Eventually the compliments came fewer and because I had not been comfortable with them, a piece of me was grateful. Relieved in fact. Now here I was, with the love of my life telling me I was beautiful again and this time I managed to simply say, "Thank you." I had just had a conversation with someone from my office, who was older than I, about taking a compliment badly. She had told me if I was not careful, I would humor my way out of ever getting another one again. Sitting here in the silence after his words and mine, I was proud of myself. Although it took biting my lip, I let the, "Thank You," just hang out there and it did not feel too bad. Then, I got anxious because he took awhile to say anything at all.
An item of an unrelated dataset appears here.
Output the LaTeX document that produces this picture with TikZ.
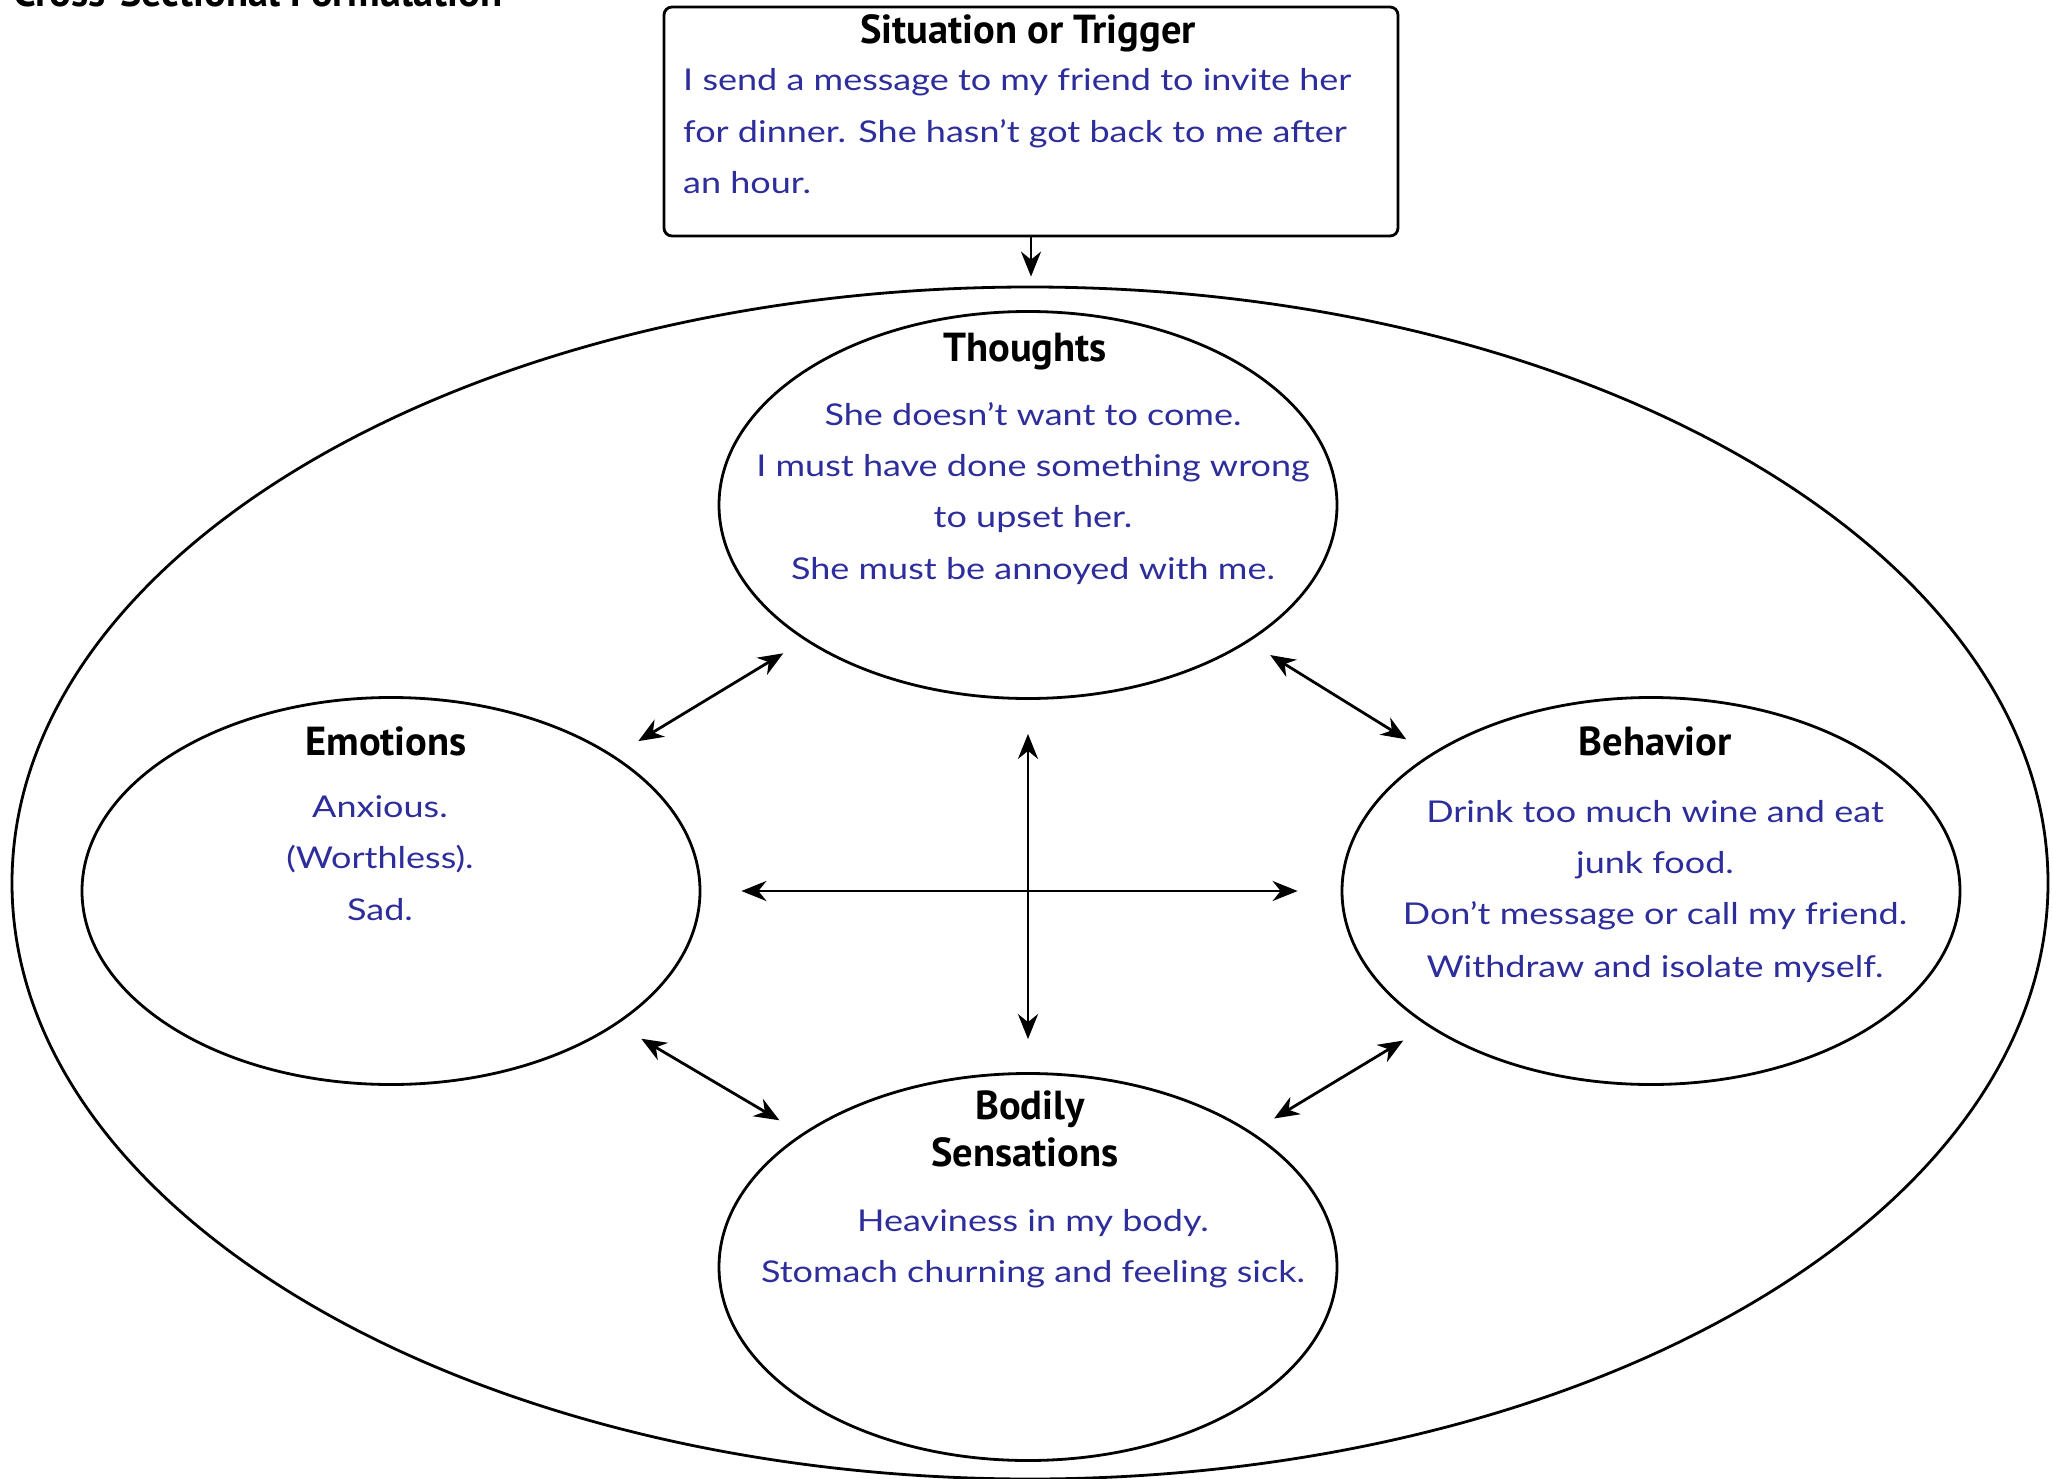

"You have never just said, "Thank You," he finally responded. He then explained how dismissed my humor had made him always feel. Like his thoughts were not valid to me. I listened in amazement. Here in trying to make myself comfortable all these years, I was making him feel insignificant. I promised I would work harder at not refuting his compliments and he told me he was glad because he liked giving them. That when I did not accept his compliments, he felt like I was throwing away a gift he had given.
He was right. I pictured all the times I had laughed in his face when he was trying to be serious and I saw the scattered remains of those verbal gifts I had shunned. In my fear of being hurt by the one person who never had done anything but show me love, I had managed to spare myself but sacrifice him.